Lender notified Guarantor “as a courtesy” about many, but not all, of these modifications.

Procedural history. The trial court granted summary judgment in favor of Lender. Borrower appealed.

Key rules. Shoaff provides an impressive summary of Indiana guaranty law, including how the rules operate within the summary judgment context. As it relates to Guarantor’s key defense, Indiana common law provides that “when parties cause a material alteration of an underlying obligation without the consent of the guarantor, the guarantor is discharged from further liability whether the change is to [the guarantor’s] injury or benefit.” A “material alteration” is:

a change which [1] alters the legal identity of the principal's contract, [2] substantially increases the risk of loss to the guarantor, or [3] places the guarantor in a different position. The change must be binding.

“[T]he legal identity of the principal's contract … is best understood to mean whether the obligation itself—rather than the instrument which records it—has meaningfully changed.” On this point, the Court cited to a legal encyclopedia, American Jurisprudence 2d, for authority:

even without an express term in a guaranty allowing it, a modification of the underlying obligation generally does not revoke a continuing guaranty; the guarantor is only discharged if the modification, other than an extension of time, creates a substituted contract or imposes risks on the secondary obligor fundamentally different from those imposed pursuant to the original one.

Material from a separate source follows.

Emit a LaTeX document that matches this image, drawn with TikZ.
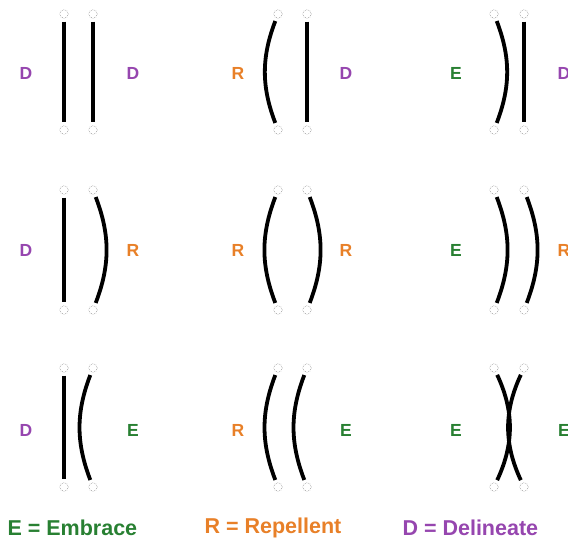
\documentclass[tikz,border=0pt]{standalone}
\usepackage{fontspec}
\setmainfont{Liberation Sans}
\definecolor{cD}{RGB}{150,70,175}
\definecolor{cR}{RGB}{232,128,40}
\definecolor{cE}{RGB}{40,128,50}
\begin{document}
\begin{tikzpicture}[x=1pt,y=-1pt,
  pin/.style={circle,draw=black!40,densely dotted,line width=0.6pt,minimum size=8.5pt,inner sep=0pt},
  bar/.style={line width=3.8pt,black,shorten <=3pt,shorten >=3pt},
  lab/.style={font=\fontsize{17.5}{17.5}\selectfont\bfseries},
  leg/.style={font=\fontsize{21.5}{21.5}\selectfont\bfseries},
  bulge/.style={bend left=21},
  cave/.style={bend right=21}]
\useasboundingbox (0,0) rectangle (568,540);
% ---------- row 1 ----------
\node[pin] (a1t) at (64,14) {}; \node[pin] (a1b) at (64,130) {};
\node[pin] (a2t) at (93,14) {}; \node[pin] (a2b) at (93,130) {};
\draw[bar] (a1t) -- (a1b); \draw[bar] (a2t) -- (a2b);
\node[lab,cD] (la1) at (26,73) {D}; \node[lab,cD] (ra1) at (133,73) {D};

\node[pin] (b1t) at (278,14) {}; \node[pin] (b1b) at (278,130) {};
\node[pin] (b2t) at (307,14) {}; \node[pin] (b2b) at (307,130) {};
\draw[bar] (b1t) to[cave] (b1b); \draw[bar] (b2t) -- (b2b);
\node[lab,cR] (lb1) at (238,73) {R}; \node[lab,cD] (rb1) at (346,73) {D};

\node[pin] (c1t) at (494,14) {}; \node[pin] (c1b) at (494,130) {};
\node[pin] (c2t) at (524,14) {}; \node[pin] (c2b) at (524,130) {};
\draw[bar] (c1t) to[bulge] (c1b); \draw[bar] (c2t) -- (c2b);
\node[lab,cE] (lc1) at (456,73) {E}; \node[lab,cD] (rc1) at (564,73) {D};
% ---------- row 2 ----------
\node[pin] (d1t) at (64,190) {}; \node[pin] (d1b) at (64,310) {};
\node[pin] (d2t) at (93,190) {}; \node[pin] (d2b) at (93,310) {};
\draw[bar] (d1t) -- (d1b); \draw[bar] (d2t) to[bulge] (d2b);
\node[lab,cD] (ld2) at (26,250) {D}; \node[lab,cR] (rd2) at (133,250) {R};

\node[pin] (e1t) at (278,190) {}; \node[pin] (e1b) at (278,310) {};
\node[pin] (e2t) at (307,190) {}; \node[pin] (e2b) at (307,310) {};
\draw[bar] (e1t) to[cave] (e1b); \draw[bar] (e2t) to[bulge] (e2b);
\node[lab,cR] (le2) at (238,250) {R}; \node[lab,cR] (re2) at (346,250) {R};

\node[pin] (f1t) at (494,190) {}; \node[pin] (f1b) at (494,310) {};
\node[pin] (f2t) at (524,190) {}; \node[pin] (f2b) at (524,310) {};
\draw[bar] (f1t) to[bulge] (f1b); \draw[bar] (f2t) to[bulge] (f2b);
\node[lab,cE] (lf2) at (456,250) {E}; \node[lab,cR] (rf2) at (564,250) {R};
% ---------- row 3 ----------
\node[pin] (g1t) at (64,368) {}; \node[pin] (g1b) at (64,487) {};
\node[pin] (g2t) at (93,368) {}; \node[pin] (g2b) at (93,487) {};
\draw[bar] (g1t) -- (g1b); \draw[bar] (g2t) to[cave] (g2b);
\node[lab,cD] (lg3) at (26,430) {D}; \node[lab,cE] (rg3) at (133,430) {E};

\node[pin] (h1t) at (278,368) {}; \node[pin] (h1b) at (278,487) {};
\node[pin] (h2t) at (307,368) {}; \node[pin] (h2b) at (307,487) {};
\draw[bar] (h1t) to[cave] (h1b); \draw[bar] (h2t) to[cave] (h2b);
\node[lab,cR] (lh3) at (238,430) {R}; \node[lab,cE] (rh3) at (346,430) {E};

\node[pin] (k1t) at (494,368) {}; \node[pin] (k1b) at (494,487) {};
\node[pin] (k2t) at (524,368) {}; \node[pin] (k2b) at (524,487) {};
\draw[bar] (k1t) to[bend left=25] (k1b); \draw[bar] (k2t) to[bend right=25] (k2b);
\node[lab,cE] (lk3) at (456,430) {E}; \node[lab,cE] (rk3) at (564,430) {E};
% ---------- legend ----------
\node[leg,cE,anchor=west] (legE) at (4,528) {E = Embrace};
\node[leg,cR,anchor=west] (legR) at (201,528) {R = Repellent};
\node[leg,cD,anchor=west] (legD) at (399,528) {D = Delineate};
\end{tikzpicture}
\end{document}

Holding. The Indiana Court of Appeals affirmed the summary judgment for Lender.

Policy/rationale. Guarantor contended that Borrower’s underlying obligation had been “materially altered” such that Guarantor was released from the debt. The Court disagreed. A distinctive aspect of Shoaff is the Court's reliance on language in the guaranty that Guarantor “prospectively consented” to the alterations and waived notice of them:

The only changes were to the structure of the loan, the dates associated with its repayment, and the manner in which it was to be repaid. Those changes do not fit any of the three categories of materiality, and clearly fall within the language of the [guaranty], demonstrating that [Guarantor] contemplated their possibility and prospectively consented to them.

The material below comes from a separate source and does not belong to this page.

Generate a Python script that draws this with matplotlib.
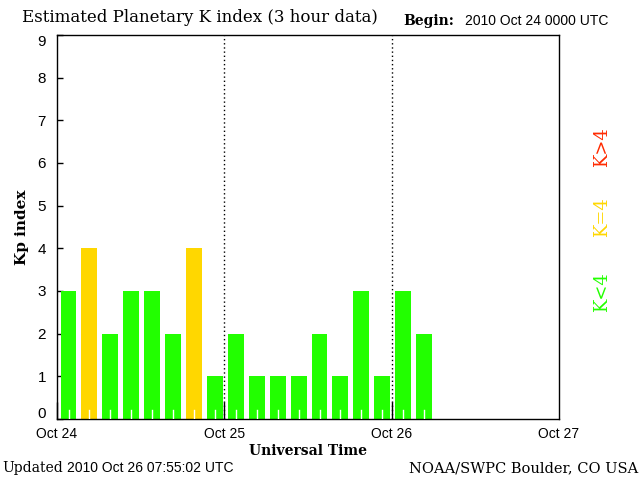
import matplotlib
matplotlib.use("Agg")
import matplotlib.pyplot as plt
import matplotlib.transforms as mtransforms
import numpy as np

kp_values = [3, 4, 2, 3, 3, 2, 4, 1,
             2, 1, 1, 1, 2, 1, 3, 1,
             3, 2]
day_labels = ["Oct 24", "Oct 25", "Oct 26", "Oct 27"]
y_ticks = list(range(0, 10))

GREEN = "#22ff00"
YELLOW = "#ffd700"
RED = "#ff2a00"

def color_for(k):
    if k < 4:
        return GREEN
    if k == 4:
        return YELLOW
    return RED

fig = plt.figure(figsize=(6.4, 4.8), dpi=100)
ax = fig.add_axes([57/640, 61/480, 502/640, 384/480])

x = (np.arange(len(kp_values)) + 0.55) / 8.0
colors = [color_for(k) for k in kp_values]
ax.bar(x, kp_values, width=0.76/8, color=colors, linewidth=0, zorder=2)

# white small ticks inside bars at bar centers
for xi in x:
    ax.plot([xi, xi], [0, 0.2], color="white", lw=1, zorder=3)

ax.set_xlim(0, 3)
ax.set_ylim(0, 9)
ax.set_xticks([0, 1, 2])
ax.set_xticklabels(day_labels[:3], family="Liberation Sans", fontsize=10)
ax.text(3, -0.0, day_labels[3], transform=ax.transData, family="Liberation Sans",
        fontsize=10, ha="center", va="top")
ax.texts[-1].set_transform(ax.transData + mtransforms.ScaledTranslation(0, -8/100, fig.dpi_scale_trans))
ax.set_yticks(y_ticks)
ax.set_yticklabels([str(v) for v in y_ticks], family="Liberation Sans", fontsize=11)
ax.tick_params(axis="x", direction="in", length=12, width=1, pad=6)
ax.tick_params(axis="y", direction="in", length=4, width=1, pad=8)
ylabels = ax.get_yticklabels()
ylabels[0].set_transform(ylabels[0].get_transform() + mtransforms.ScaledTranslation(0, 6/100, fig.dpi_scale_trans))
ylabels[-1].set_transform(ylabels[-1].get_transform() + mtransforms.ScaledTranslation(0, -5/100, fig.dpi_scale_trans))

for d in [1, 2]:
    ax.axvline(d, color="black", lw=1, linestyle=(0, (1, 2)), zorder=1)

for s in ax.spines.values():
    s.set_linewidth(1)

ax.set_xlabel("Universal Time", family="DejaVu Serif", fontweight="bold", fontsize=10, labelpad=2)
ax.set_ylabel("Kp index", family="DejaVu Serif", fontweight="bold", fontsize=11, labelpad=6)

fig.text(22/640, 1 - 18/480, "Estimated Planetary K index (3 hour data)",
         family="DejaVu Serif", fontsize=12, va="center", ha="left")
fig.text(403/640, 1 - 21/480, "Begin:", family="DejaVu Serif", fontweight="bold",
         fontsize=10, va="center", ha="left")
fig.text(465/640, 1 - 21/480, "2010 Oct 24 0000 UTC", family="Liberation Sans",
         fontsize=10, va="center", ha="left")
fig.text(2/640, 1 - 468/480, "Updated", family="DejaVu Serif", fontsize=10,
         va="center", ha="left")
fig.text(67/640, 1 - 468/480, "2010 Oct 26 07:55:02 UTC", family="Liberation Sans",
         fontsize=10, va="center", ha="left")
fig.text(638/640, 1 - 468/480, "NOAA/SWPC Boulder, CO USA", family="DejaVu Serif",
         fontsize=10.5, va="center", ha="right")

fig.text(602/640, 1 - 147/480, "K>4", color=RED, rotation=90, family="DejaVu Serif",
         fontsize=13, va="center", ha="center")
fig.text(602/640, 1 - 217/480, "K=4", color=YELLOW, rotation=90, family="DejaVu Serif",
         fontsize=13, va="center", ha="center")
fig.text(602/640, 1 - 292/480, "K<4", color=GREEN, rotation=90, family="DejaVu Serif",
         fontsize=13, va="center", ha="center")

fig.savefig("out.png", dpi=100)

Moreover, the Court did not view the loan modifications as imposing “fundamentally different risks” on Guarantor, even though Guarantor may end up paying more than he expected to pay when he signed the guaranty. Such changes, the Court reasoned, were “in degree, not in kind.” Guarantor “assumed” such risks of paying interest, late fees and future debts by virtue of the language in the guaranty. In a nod to a strict reading of the operative contract language, the Court concluded:

the underlying obligation—guaranteed by [Guarantor]—was not materially altered. Regardless, any alterations were contemplated by the parties to the Agreement, and prospectively consented to by [Guarantor].

Related posts.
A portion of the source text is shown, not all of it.